# QR codes?



## JBroida (Feb 8, 2012)

Anyone actually use these things? Do you scan them with your phone/tablet if you see them?


----------



## Justin0505 (Feb 8, 2012)

Depends on if I'm interested in what they're on or not. I uses Google goggles and it does a great job recognizing these as well as text and even some images. 
It's a good way to save stuff for looking up later.


----------



## Johnny.B.Good (Feb 8, 2012)

Nope.


----------



## Andrew H (Feb 8, 2012)

JBroida said:


> Anyone actually use these things? Do you scan them with your phone/tablet if you see them?



Definitely.


----------



## slowtyper (Feb 8, 2012)

Andrew H said:


> Definitely.


examples of how you use them?

Personally I've never once seen a QR code that I thought "hey, I really want to scan that". 

But I like the idea of it...would like to find some practical purpose I can use them for.


----------



## ecchef (Feb 8, 2012)

Never.


----------



## Andrew H (Feb 8, 2012)

slowtyper said:


> examples of how you use them?
> 
> Personally I've never once seen a QR code that I thought "hey, I really want to scan that".
> 
> But I like the idea of it...would like to find some practical purpose I can use them for.

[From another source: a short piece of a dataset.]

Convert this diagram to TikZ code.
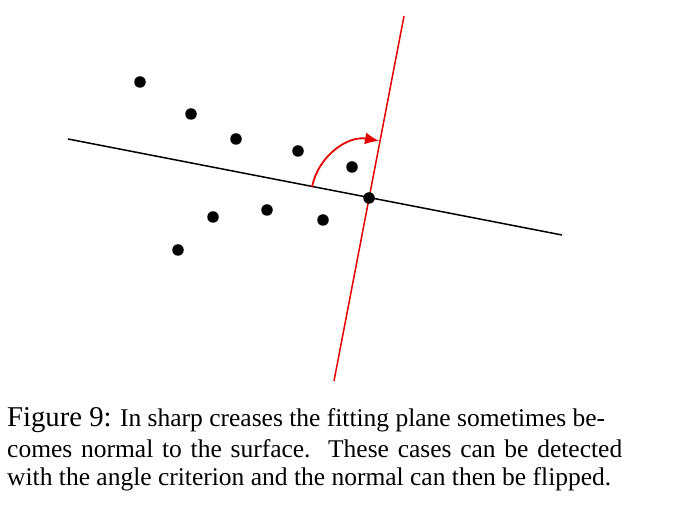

I was on the train in D.C. this weekend and there was a QR code for a metro map, pretty cool.


----------



## Deckhand (Feb 8, 2012)

I know what they are, but never use them.


----------



## WildBoar (Feb 8, 2012)

Used it to load Gator's steel composition database once last year :cool2:


----------



## sw2geeks (Feb 8, 2012)

We had a Christmas cookie recipe contest at the paper I work at. The winning recipe was sold at Central Market here with the proceeds going to a our goodfellows charity. In central market we had QR codes on all the signs and posters in the store that linked back to the winning recipe online.


----------



## mr drinky (Feb 8, 2012)

I'd do it for the right business/product/promo.

k.


----------



## PierreRodrigue (Feb 8, 2012)

If there is an interest in what the scanned code will take me to, then yes. You need to download the scanner app in some cases, I did with my Blackberry. Now in your case Jon, there is a site I ran accross, where you can create one for your store/site.


----------



## kalaeb (Feb 8, 2012)

Yes, I use it them for certain products.


----------



## mano (Feb 8, 2012)

Jon, why're you asking? 

A few days ago a marketing guy came to our office and strongly suggested we have QR codes on our business cards. I wondered how many people actually scan them on their phones. Only a few people I know do, but he said it was the wave of the future.


----------



## mr drinky (Feb 8, 2012)

I can easily see this becoming much bigger and worthwhile. 

k.


----------



## kalaeb (Feb 8, 2012)

mano said:


> Jon, why're you asking?
> 
> A few days ago a marketing guy came to our office and strongly suggested we have QR codes on our business cards. I wondered how many people actually scan them on their phones. Only a few people I know do, but he said it was the wave of the future.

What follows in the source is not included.